== Goal ==
Extract word for word the lines of the listing from its start to the line holding "(0,0) rectangle (1241,773);", both ends kept; pictures are not part of the copy.

== Raw data ==
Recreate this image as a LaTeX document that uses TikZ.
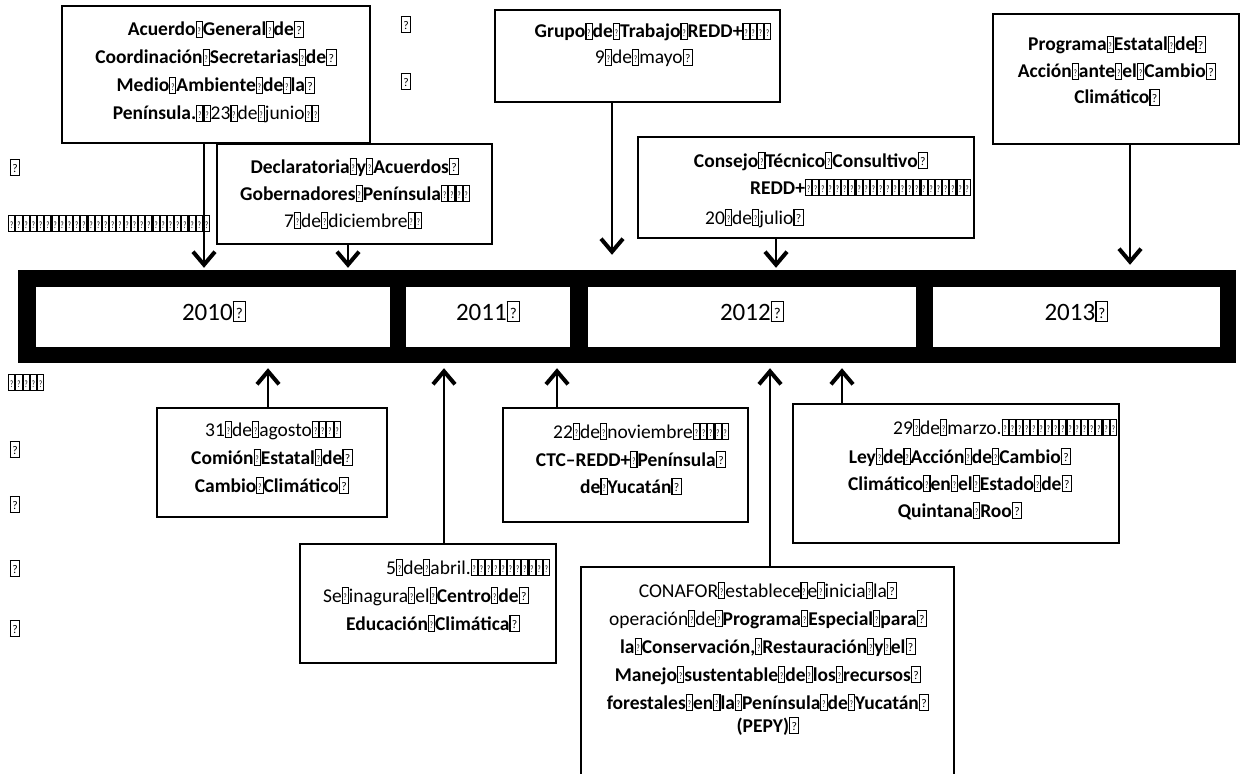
\documentclass[tikz,border=0pt]{standalone}
\usepackage{fontspec}
\setmainfont{Carlito}
\usepackage{graphicx}
\usetikzlibrary{arrows.meta}

\newcommand\gbx[3]{{\fboxsep=0pt\fboxrule=0.055em\fbox{\makebox[#1]{\rule[-0.03em]{0pt}{0.74em}\raisebox{0.08em}{\scalebox{#2}[#3]{\fontseries{m}\selectfont ?}}}}}}
\newcommand\gs{\gbx{0.26em}{0.35}{0.5}}
\newcommand\gq{\gbx{0.42em}{0.6}{0.6}}
\newcommand\gsn[1]{\foreach\k in {1,...,#1}{\gs}}

\tikzset{
  box/.style={draw, line width=2.5pt, fill=white, inner sep=0pt},
  txt/.style={anchor=base, inner sep=0pt, font=\fontsize{19.5}{23}\selectfont},
  txtw/.style={txt, anchor=base west},
  year/.style={anchor=base, inner sep=0pt, font=\fontsize{25}{30}\selectfont},
  yearbox/.style={fill=white, inner sep=0pt},
  arr/.style={line width=2.5pt, -{Straight Barb[length=13pt,width=22pt,line width=4pt]}},
}

\begin{document}
\begin{tikzpicture}[x=1pt,y=-1pt]
\useasboundingbox (0,0) rectangle (1241,773);

% stray marks
\node[txt] (m1) at (406,31) {\gq};
\node[txt] (m2) at (406,88) {\gq};
\node[txt] (m3) at (15,174) {\gq};
\node[txtw] (m4) at (8,230) {\gsn{28}};
\node[txtw] (m5) at (8,389) {\gsn{5}};
\node[txt] (m6) at (15,456) {\gq};
\node[txt] (m7) at (15,511) {\gq};
\node[txt] (m8) at (15,575) {\gq};
\node[txt] (m9) at (15,635) {\gq};

% timeline bar
\node[fill=black, minimum width=1218pt, minimum height=93pt, inner sep=0pt] (bar) at (627,316.5) {};
\node[yearbox, minimum width=354pt, minimum height=60pt] (y2010) at (213,317) {};
\node[yearbox, minimum width=164pt, minimum height=60pt] (y2011) at (488,317) {};
\node[yearbox, minimum width=328pt, minimum height=60pt] (y2012) at (752,317) {};
\node[yearbox, minimum width=287pt, minimum height=60pt] (y2013) at (1076.5,317) {};
\node[year] (t2010) at (214,320) {2010\gq};
\node[year] (t2011) at (488,320) {2011\gq};
\node[year] (t2012) at (752,320) {2012\gq};
\node[year] (t2013) at (1076.5,320) {2013\gq};

% top boxes
\node[box, minimum width=308pt, minimum height=137pt] (acuerdo) at (216,74.5) {};
\node[txt] (a1) at (216,36) {\textbf{Acuerdo\gs General\gs de}\gq};
\node[txt] (a2) at (216,64) {\textbf{Coordinación\gs Secretarias\gs de}\gq};
\node[txt] (a3) at (216,92) {\textbf{Medio\gs Ambiente\gs de\gs la}\gq};
\node[txt] (a4) at (216,120) {\textbf{Península.}\gs\gs 23\gs de\gs junio\gs\gs};

\node[box, minimum width=275pt, minimum height=100pt] (decl) at (354.5,194) {};
\node[txt] (d1) at (355,173) {\textbf{Declaratoria\gs y\gs Acuerdos}\gq};
\node[txt] (d2) at (355,200) {\textbf{Gobernadores\gs Península}\gs\gs\gs\gs};
\node[txt] (d3) at (353,227) {7\gs de\gs diciembre\gs\gs};

\node[box, minimum width=285pt, minimum height=92pt] (grupo) at (637.5,56) {};
\node[txt] (g1) at (653,38) {\textbf{Grupo\gs de\gs Trabajo\gs REDD+}\gs\gs\gs\gs};
\node[txt] (g2) at (644,64) {9\gs de\gs mayo\gq};

\node[box, minimum width=336pt, minimum height=101pt] (consejo) at (806,187.5) {};
\node[txt] (c1) at (811,167) {\textbf{Consejo\gs Técnico\gs Consultivo}\gq};
\begin{scope}
  \clip (consejo.south west) rectangle (consejo.north east);
  \node[txtw] (c2) at (750,194) {\textbf{REDD+}\gsn{23}};
\end{scope}
\node[txtw] (c3) at (705,224) {20\gs de\gs julio\gq};

\node[box, minimum width=246pt, minimum height=130pt] (programa) at (1116,79) {};
\node[txt] (p1) at (1117,51) {\textbf{Programa\gs Estatal\gs de}\gq};
\node[txt] (p2) at (1117,78) {\textbf{Acción\gs ante\gs el\gs Cambio}\gq};
\node[txt] (p3) at (1117,104) {\textbf{Climático}\gq};

% bottom boxes
\node[box, minimum width=230pt, minimum height=109pt] (comion) at (272,462.5) {};
\node[txt] (o1) at (273,436) {31\gs de\gs agosto\gs\gs\gs\gs};
\node[txt] (o2) at (272,464) {\textbf{Comión\gs Estatal\gs de}\gq};
\node[txt] (o3) at (272,492) {\textbf{Cambio\gs Climático}\gq};

\node[box, minimum width=256pt, minimum height=119pt] (abril) at (428,603.5) {};
\begin{scope}
  \clip (abril.south west) rectangle (abril.north east);
  \node[txtw] (b1) at (386,574) {5\gs de\gs abril.\gsn{11}};
\end{scope}
\node[txt] (b2) at (426,602) {Se\gs inagura\gs el\gs\textbf{Centro\gs de}\gq};
\node[txt] (b3) at (433,630) {\textbf{Educación\gs Climática}\gq};

\node[box, minimum width=245pt, minimum height=114pt] (nov) at (625.5,465) {};
\node[txt] (n1) at (641,438) {22\gs de\gs noviembre\gs\gs\gs\gs\gs};
\node[txt] (n2) at (631,466) {\textbf{CTC–REDD+\gs Península}\gq};
\node[txt] (n3) at (631,493) {\textbf{de\gs Yucatán}\gq};

\node[box, minimum width=326pt, minimum height=139pt] (ley) at (956,473.5) {};
\begin{scope}
  \clip (ley.south west) rectangle (ley.north east);
  \node[txtw] (l1) at (893,434) {29\gs de\gs marzo.\gsn{16}};
\end{scope}
\node[txt] (l2) at (960,463) {\textbf{Ley\gs de\gs Acción\gs de\gs Cambio}\gq};
\node[txt] (l3) at (960,490) {\textbf{Climático\gs en\gs el\gs Estado\gs de}\gq};
\node[txt] (l4) at (960,517) {\textbf{Quintana\gs Roo}\gq};

\node[box, minimum width=373pt, minimum height=233pt] (conafor) at (767.5,683.5) {};
\node[txt] (f1) at (768,597) {CONAFOR\gs establece\gs e\gs inicia\gs la\gq};
\node[txt] (f2) at (768,625) {operación\gs de\gs\textbf{Programa\gs Especial\gs para}\gq};
\node[txt] (f3) at (768,653) {\textbf{la\gs Conservación,\gs Restauración\gs y\gs el}\gq};
\node[txt] (f4) at (768,681) {\textbf{Manejo\gs sustentable\gs de\gs los\gs recursos}\gq};
\node[txt] (f5) at (768,709) {\textbf{forestales\gs en\gs la\gs Península\gs de\gs Yucatán}\gq};
\node[txt] (f6) at (768,732) {\textbf{(PEPY)}\gq};

% arrows
\draw[arr, shorten >=2pt] (acuerdo.south -| 204,0) -- (bar.north -| 204,0);
\draw[arr, shorten >=2pt] (decl.south -| 348,0) -- (bar.north -| 348,0);
\draw[arr, shorten >=15pt] (grupo.south -| 612,0) -- (bar.north -| 612,0);
\draw[arr, shorten >=2pt] (consejo.south -| 776,0) -- (bar.north -| 776,0);
\draw[arr, shorten >=5pt] (programa.south -| 1130,0) -- (bar.north -| 1130,0);

\draw[arr, shorten >=5pt] (comion.north -| 268,0) -- (bar.south -| 268,0);
\draw[arr, shorten >=5pt] (abril.north -| 444,0) -- (bar.south -| 444,0);
\draw[arr, shorten >=5pt] (nov.north -| 557,0) -- (bar.south -| 557,0);
\draw[arr, shorten >=5pt] (conafor.north -| 770,0) -- (bar.south -| 770,0);
\draw[arr, shorten >=5pt] (ley.north -| 842,0) -- (bar.south -| 842,0);
\end{tikzpicture}
\end{document}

== Answer ==
Recreate this image as a LaTeX document that uses TikZ.
\documentclass[tikz,border=0pt]{standalone}
\usepackage{fontspec}
\setmainfont{Carlito}
\usepackage{graphicx}
\usetikzlibrary{arrows.meta}

\newcommand\gbx[3]{{\fboxsep=0pt\fboxrule=0.055em\fbox{\makebox[#1]{\rule[-0.03em]{0pt}{0.74em}\raisebox{0.08em}{\scalebox{#2}[#3]{\fontseries{m}\selectfont ?}}}}}}
\newcommand\gs{\gbx{0.26em}{0.35}{0.5}}
\newcommand\gq{\gbx{0.42em}{0.6}{0.6}}
\newcommand\gsn[1]{\foreach\k in {1,...,#1}{\gs}}

\tikzset{
  box/.style={draw, line width=2.5pt, fill=white, inner sep=0pt},
  txt/.style={anchor=base, inner sep=0pt, font=\fontsize{19.5}{23}\selectfont},
  txtw/.style={txt, anchor=base west},
  year/.style={anchor=base, inner sep=0pt, font=\fontsize{25}{30}\selectfont},
  yearbox/.style={fill=white, inner sep=0pt},
  arr/.style={line width=2.5pt, -{Straight Barb[length=13pt,width=22pt,line width=4pt]}},
}

\begin{document}
\begin{tikzpicture}[x=1pt,y=-1pt]
\useasboundingbox (0,0) rectangle (1241,773);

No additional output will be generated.